A relationship expert has named the ‘biggest lie’ those over 50 tell themselves when dating – and the hard truth has struck a chord with thousands.
Louanne Ward, from Perth, has spent more than two decades helping Aussies find love and learning what men and women look for at various stages of life.
And she found that once they reach their 50s, most fail to acknowledge what they ‘need’ in a partner and instead chase what they think they ‘deserve’.
‘If you’re dating after 50, you’re not starting from zero. You already built a life.
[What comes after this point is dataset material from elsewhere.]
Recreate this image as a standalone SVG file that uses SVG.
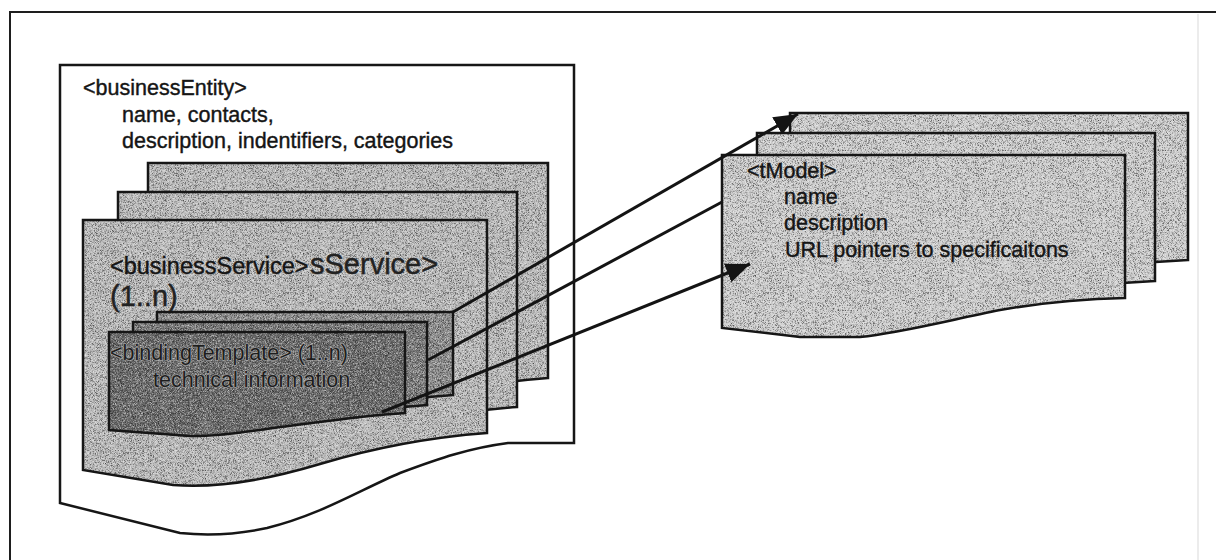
<svg xmlns="http://www.w3.org/2000/svg" width="1216" height="560" viewBox="0 0 1216 560">
  <style>
    .frame { fill: none; stroke: #1e1e1e; stroke-width: 2; }
    .outline { fill: none; stroke: #161616; stroke-width: 2.5; stroke-linejoin: miter; }
    .entity { fill: #ffffff; }
    .svc { fill: #bababa; }
    .bind1 { fill: #8e8e8e; }
    .bind2 { fill: #7c7c7c; }
    .bind3 { fill: #6b6b6b; }
    .tm { fill: #cccccc; }
    .t { font-family: "Liberation Sans", Arial, sans-serif; font-size: 21.5px; fill: #151515; stroke: #151515; stroke-width: 0.4; }
    .mid { font-size: 23.5px; }
    .big { font-size: 29px; fill: #222222; stroke: #222222; }
    .onDark { fill: #1e1e1e; stroke: #a8a8a8; stroke-width: 1.2; paint-order: stroke; }
    .link { fill: none; stroke: #141414; stroke-width: 3; }
  </style>
  <defs>
    <!-- fine halftone speckle for the shaded sheets -->
    <filter id="stipple" x="-1%" y="-1%" width="102%" height="102%" color-interpolation-filters="sRGB">
      <feTurbulence type="fractalNoise" baseFrequency="1.6" numOctaves="1" seed="4" result="noise"/>
      <feColorMatrix in="noise" type="matrix" values="0 0 0 0 0  0 0 0 0 0  0 0 0 0 0  2 0 0 0 -1" result="dark"/>
      <feColorMatrix in="noise" type="matrix" values="0 0 0 0 1  0 0 0 0 1  0 0 0 0 1  -2 0 0 0 1" result="light"/>
      <feMerge result="specks"><feMergeNode in="dark"/><feMergeNode in="light"/></feMerge>
      <feComposite in="specks" in2="SourceAlpha" operator="in" result="clipped"/>
      <feMerge><feMergeNode in="SourceGraphic"/><feMergeNode in="clipped"/></feMerge>
    </filter>
    <marker id="head" viewBox="0 0 24 20" refX="24" refY="10" markerWidth="24" markerHeight="20" markerUnits="userSpaceOnUse" orient="auto">
      <path d="M0,0 L24,10 L0,20 Z" fill="#141414"/>
    </marker>
    <!-- sheet outlines: rectangle with a wavy "document" bottom -->
    <path id="beSheet" d="M60,65 H574 V443 H508 C470,448 440,458 400,473 C360,490 320,515 267,528 C230,536 200,535 180,533 L60,503 Z"/>
    <path id="bs3" d="M148,163 H548 V378 C480,383 420,397 380,409 C320,427 270,433 233,430 L148,415 Z"/>
    <path id="bs2" d="M118,192 H517 V407 C450,412 390,426 350,438 C290,456 240,462 203,459 L118,444 Z"/>
    <path id="bs1" d="M83,220 H487 V433 C420,438 360,452 320,464 C260,482 210,488 173,485 L83,470 Z"/>
    <path id="bt3" d="M157,312 H453 V395 C410,398 370,404 330,409 C290,415 260,419 240,418 L157,412 Z"/>
    <path id="bt2" d="M133,322 H427 V405 C385,408 345,414 305,419 C265,425 235,429 215,428 L133,422 Z"/>
    <path id="bt1" d="M109,332 H405 V413 C360,416 320,422 280,427 C240,433 210,437 190,436 L109,430 Z"/>
    <path id="tm3" d="M790,113 H1188 V260 C1145,262 1105,266 1065,273 C1015,283 975,296 935,300 L875,300 L790,291 Z"/>
    <path id="tm2" d="M757,133 H1155 V281 C1112,283 1072,287 1032,294 C982,304 942,317 902,321 L842,321 L757,312 Z"/>
    <path id="tm1" d="M722,155 H1125 V298 C1080,299 1040,303 1000,310 C950,320 900,333 860,337 L800,337 L722,328 Z"/>
  </defs>

  <rect x="0" y="0" width="1216" height="560" fill="#ffffff"/>

  <!-- page frame -->
  <path class="frame" d="M10,562 V12 H1216"/>
  <path d="M1198,14 V560" fill="none" stroke="#e6e6e6" stroke-width="1.5"/>

  <!-- businessEntity document -->
  <g id="businessEntity">
    <use href="#beSheet" class="entity"/>
    <use href="#beSheet" class="outline"/>
    <text class="t" x="83" y="95">&lt;businessEntity&gt;</text>
    <text class="t" x="122" y="122">name, contacts,</text>
    <text class="t" x="122" y="148">description, indentifiers, categories</text>
  </g>

  <!-- businessService stack -->
  <g id="businessService">
    <use href="#bs3" class="svc" filter="url(#stipple)"/>
    <use href="#bs3" class="outline"/>
    <use href="#bs2" class="svc" filter="url(#stipple)"/>
    <use href="#bs2" class="outline"/>
    <use href="#bs1" class="svc" filter="url(#stipple)"/>
    <use href="#bs1" class="outline"/>
    <text class="t mid" x="110" y="274">&lt;businessService&gt;</text>
    <text class="t big" x="310" y="274">sService&gt;</text>
    <text class="t big" x="110" y="306">(1..n)</text>
  </g>

  <!-- bindingTemplate stack -->
  <g id="bindingTemplate">
    <use href="#bt3" class="bind1" filter="url(#stipple)"/>
    <use href="#bt3" class="outline"/>
    <use href="#bt2" class="bind2" filter="url(#stipple)"/>
    <use href="#bt2" class="outline"/>
    <use href="#bt1" class="bind3" filter="url(#stipple)"/>
    <use href="#bt1" class="outline"/>
    <text class="t onDark" x="110" y="360">&lt;bindingTemplate&gt; (1..n)</text>
    <text class="t onDark" x="153" y="387">technical information</text>
  </g>

  <!-- tModel stack -->
  <g id="tModel">
    <use href="#tm3" class="tm" filter="url(#stipple)"/>
    <use href="#tm3" class="outline"/>
    <use href="#tm2" class="tm" filter="url(#stipple)"/>
    <use href="#tm2" class="outline"/>
    <use href="#tm1" class="tm" filter="url(#stipple)"/>
    <use href="#tm1" class="outline"/>
    <text class="t" x="747" y="178">&lt;tModel&gt;</text>
    <text class="t" x="784" y="204">name</text>
    <text class="t" x="784" y="230">description</text>
    <text class="t" x="785" y="257">URL pointers to specificaitons</text>
  </g>

  <!-- references from binding templates to tModels -->
  <g id="connectors">
    <path class="link" d="M453,312 L798,114" marker-end="url(#head)"/>
    <path class="link" d="M428,360 L722,202"/>
    <path class="link" d="M382,412 L750,264" marker-end="url(#head)"/>
  </g>
</svg>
You have your home, your routines, your history,’ Louanne said.
‘And yet… when you go back into dating after divorce or a long relationship, you start writing a brand-new list.’
Louanne described this as ‘stacking everything you didn’t get last time, on top of everything you’ve always wanted’ – a list ‘so bloated’ that potential dates are dismissed over minor flaws.
‘You lie to yourself,’ she said.
‘You convince yourself you should get everything you want, because you’ve earned it, because you “deserve it”. But in chasing that lie, you ignore what you actually need to make love last.’
Louanne Ward , from Perth, has spent more than two decades helping Aussies find love and learning what men and women look for at various stages of life
Louanne believes that expecting an ‘instant’ connection at this age is a trap.
‘The second time around isn’t about finding a person who completes a fantasy. It’s about choosing a person who supports your reality,’ she said.
‘Stop dating by the want list and start choosing by the need list.
‘What you need after 50: appreciation, respect, consistency, trust, flexibility, compromise, understanding, fun, companionship, collaboration, nurture, shared values, comfort, ease and commitment.’
Attraction pulls you in; the above qualities ‘keep you there’.
‘So ask yourself tonight, “Am I chasing a feeling or choosing a foundation?”,’ Louanne said.
‘If you’re tired of short bursts that fade, rewrite your list.
‘Keep your standards and change your focus, because love at this stage isn’t built in a rush. It’s built in how they show up, again and again, when real life happens.’